Она шла, деловито делая вид, что спешит по делу, и так тоненько, так стройненько цокали по вафельным плиткам тротуара ее каблучки, так весело, победительно поигрывали в ней каждая девчоночья жилочка, каждая переполненная глупеньким сиянием клеточка, что, воображая себя, она восхищенно воображала себя… ну, например, олененком из мультфильма — ладненьким таким, легконогим олененком с прелестными огромными пугливо-пристальными глазами, который, случись даже пустячная тревога, как стрела с тетивы, унесется от охотников, прицокивая копытцами весело и звонко!
Только, что уж хитрить, не собирался чересчур далеко уноситься тот соблазнительный олененок. Хождение вечерами по Главной Улице называлось среди девчонок ее круга откровеннее некуда: «охота на лейтенантов» — и это был промысел, издавна процветавший и чтимый в их городишке, ибо непререкаемо считалось, что нет на свете жениха лучше, нежели юный лейтенант, только что испеченный в стенах здешнего военного училища и ждущий назначения в часть, и считалось, что, тебе несказанно повезло, почти сказочно повезло, если…

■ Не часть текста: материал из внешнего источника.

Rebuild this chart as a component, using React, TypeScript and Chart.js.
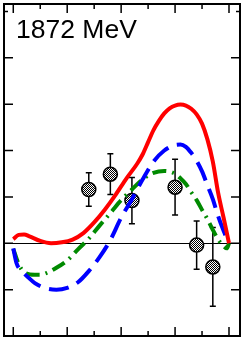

«Вот тебе и повезло…» — подумал он. Подумал, должно быть, вслух, потому что женщина, словно в ответ, простонала что-то с капризной досадой, зашевелилась во сне и завладела его рукой совсем уж полностью, обняв, как обнимают живое любимое существо.

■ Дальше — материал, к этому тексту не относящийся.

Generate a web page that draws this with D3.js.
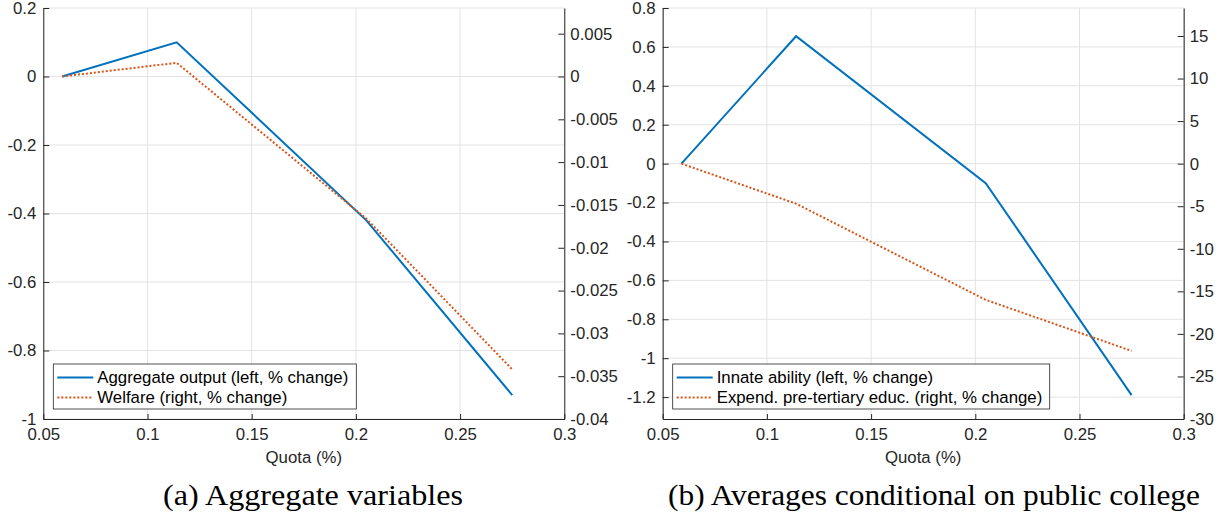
<!DOCTYPE html>
<html>
<head>
<meta charset="utf-8">
<script src="https://cdn.jsdelivr.net/npm/d3@7"></script>
<style>
  html, body { margin: 0; padding: 0; background: #fff; }
  svg { display: block; }
</style>
</head>
<body>
<script>
// data
const quota = [0.059, 0.114, 0.205, 0.275];
const outputLeft = [0, 0.1, -0.42, -0.93];          // aggregate output, % change
const welfareRight = [0, 0.0016, -0.0166, -0.0342];  // welfare, % change
const abilityLeft = [0, 0.655, -0.1, -1.19];         // innate ability, % change
const expendRight = [0, -4.7, -16, -22];             // expend. pre-tertiary educ., % change

const xTicks = [0.05, 0.1, 0.15, 0.2, 0.25, 0.3];
const aLeftTicks = [-1, -0.8, -0.6, -0.4, -0.2, 0, 0.2];
const aRightTicks = [-0.04, -0.035, -0.03, -0.025, -0.02, -0.015, -0.01, -0.005, 0, 0.005];
const bLeftTicks = [-1.2, -1, -0.8, -0.6, -0.4, -0.2, 0, 0.2, 0.4, 0.6, 0.8];
const bRightTicks = [-30, -25, -20, -15, -10, -5, 0, 5, 10, 15];

const W = 1222, H = 519;
const BLUE = "#0072BD", RED = "#D95319", INK = "#262626", GRID = "#e3e3e3";
const FS = "16.8px";
const fmt = v => String(+v.toFixed(6));

const svg = d3.select("body").append("svg")
    .attr("width", W)
    .attr("height", H)
    .style("font-family", "'Liberation Sans', Arial, sans-serif");

function drawPanel({ left, leftDomain, rightDomain, leftTicks, rightTicks,
                     leftSeries, rightSeries, labels, legendWidth,
                     caption, captionCenter, captionWidth }) {
    const plotW = 521, top = 8, bottom = 419;
    const g = svg.append("g").attr("transform", `translate(${left},0)`);

    const x = d3.scaleLinear().domain([0.05, 0.3]).range([0, plotW]);
    const yL = d3.scaleLinear().domain(leftDomain).range([bottom, top]);
    const yR = d3.scaleLinear().domain(rightDomain).range([bottom, top]);

    // grid
    g.append("g").selectAll("line").data(xTicks).join("line")
        .attr("x1", d => x(d)).attr("x2", d => x(d))
        .attr("y1", top).attr("y2", bottom)
        .attr("stroke", GRID);
    g.append("g").selectAll("line").data(leftTicks).join("line")
        .attr("x1", 0).attr("x2", plotW)
        .attr("y1", d => yL(d)).attr("y2", d => yL(d))
        .attr("stroke", GRID);

    // axes, ticks pointing inward like the original
    const styleAxis = sel => {
        sel.style("font-family", null);
        sel.select(".domain").attr("stroke", INK);
        sel.selectAll(".tick line").attr("stroke", INK);
        sel.selectAll("text").attr("fill", INK).style("font-size", FS);
    };
    g.append("g").attr("transform", `translate(0,${bottom})`)
        .call(d3.axisBottom(x).tickValues(xTicks).tickFormat(fmt)
            .tickSizeInner(-5).tickSizeOuter(0).tickPadding(9))
        .call(styleAxis);
    g.append("g")
        .call(d3.axisLeft(yL).tickValues(leftTicks).tickFormat(fmt)
            .tickSizeInner(-6).tickSizeOuter(0).tickPadding(7))
        .call(styleAxis);
    g.append("g").attr("transform", `translate(${plotW},0)`)
        .call(d3.axisRight(yR).tickValues(rightTicks).tickFormat(fmt)
            .tickSizeInner(-6).tickSizeOuter(0).tickPadding(6))
        .call(styleAxis);

    // lines
    const lineL = d3.line().x((d, i) => x(quota[i])).y(d => yL(d));
    const lineR = d3.line().x((d, i) => x(quota[i])).y(d => yR(d));
    g.append("path").datum(leftSeries)
        .attr("d", lineL).attr("fill", "none")
        .attr("stroke", BLUE).attr("stroke-width", 2);
    g.append("path").datum(rightSeries)
        .attr("d", lineR).attr("fill", "none")
        .attr("stroke", RED).attr("stroke-width", 2)
        .attr("stroke-dasharray", "2,2");

    // x label
    g.append("text")
        .attr("x", plotW / 2).attr("y", 463)
        .attr("text-anchor", "middle")
        .attr("fill", INK).style("font-size", FS)
        .text("Quota (%)");

    // legend
    const lg = g.append("g").attr("transform", "translate(10,364)");
    lg.append("rect")
        .attr("width", legendWidth).attr("height", 45)
        .attr("fill", "#fff").attr("stroke", INK).attr("stroke-width", 0.8);
    [[BLUE, null], [RED, "2,2"]].forEach(([c, dash], i) => {
        const yy = 13.5 + i * 20;
        lg.append("line")
            .attr("x1", 4).attr("x2", 40).attr("y1", yy).attr("y2", yy)
            .attr("stroke", c).attr("stroke-width", 2)
            .attr("stroke-dasharray", dash);
        lg.append("text")
            .attr("x", 44).attr("y", yy).attr("dy", "0.35em")
            .attr("fill", "#000").style("font-size", FS)
            .text(labels[i]);
    });

    // caption
    svg.append("text")
        .attr("x", captionCenter).attr("y", 505)
        .attr("text-anchor", "middle")
        .attr("textLength", captionWidth)
        .attr("lengthAdjust", "spacingAndGlyphs")
        .style("font-family", "'Liberation Serif', 'DejaVu Serif', serif")
        .style("font-size", "30px")
        .attr("fill", "#000")
        .text(caption);
}

drawPanel({
    left: 43.3,
    leftDomain: [-1, 0.2],
    rightDomain: [-0.04, 0.008],
    leftTicks: aLeftTicks,
    rightTicks: aRightTicks,
    leftSeries: outputLeft,
    rightSeries: welfareRight,
    labels: ["Aggregate output (left, % change)", "Welfare (right, % change)"],
    legendWidth: 303,
    caption: "(a) Aggregate variables",
    captionCenter: 313,
    captionWidth: 300
});

drawPanel({
    left: 662.7,
    leftDomain: [-1.3125, 0.8],
    rightDomain: [-30, 18.29],
    leftTicks: bLeftTicks,
    rightTicks: bRightTicks,
    leftSeries: abilityLeft,
    rightSeries: expendRight,
    labels: ["Innate ability (left, % change)", "Expend. pre-tertiary educ. (right, % change)"],
    legendWidth: 377,
    caption: "(b) Averages conditional on public college",
    captionCenter: 934,
    captionWidth: 532
});
</script>
</body>
</html>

«Вот тебе и повезло…» И вот ты, дурочка, летишь, обмирая от страха и одиночества, в желтенько освещенной, яростно дребезжащей жестянке самолета — летишь неведомо куда, навстречу пасмурному ужасу этой каторжно далекой Камчатки, летишь, заплаканная, и истово обнимаешь и уже обвиваешься вся вокруг руки совершенно чужого тебе человека, и с жалкой жадностью вдыхаешь так сладко, так стыдно мучающий тебя забытый грубый запах, и вся тянешься-тянешься-тянешься к этому запаху, и поспешное дыхание твое, и вся ты сейчас, милая, словно бы лепет о том, как ужасно быть нелюбимой, как это обидно, как несправедливо, непроглядно, страшно!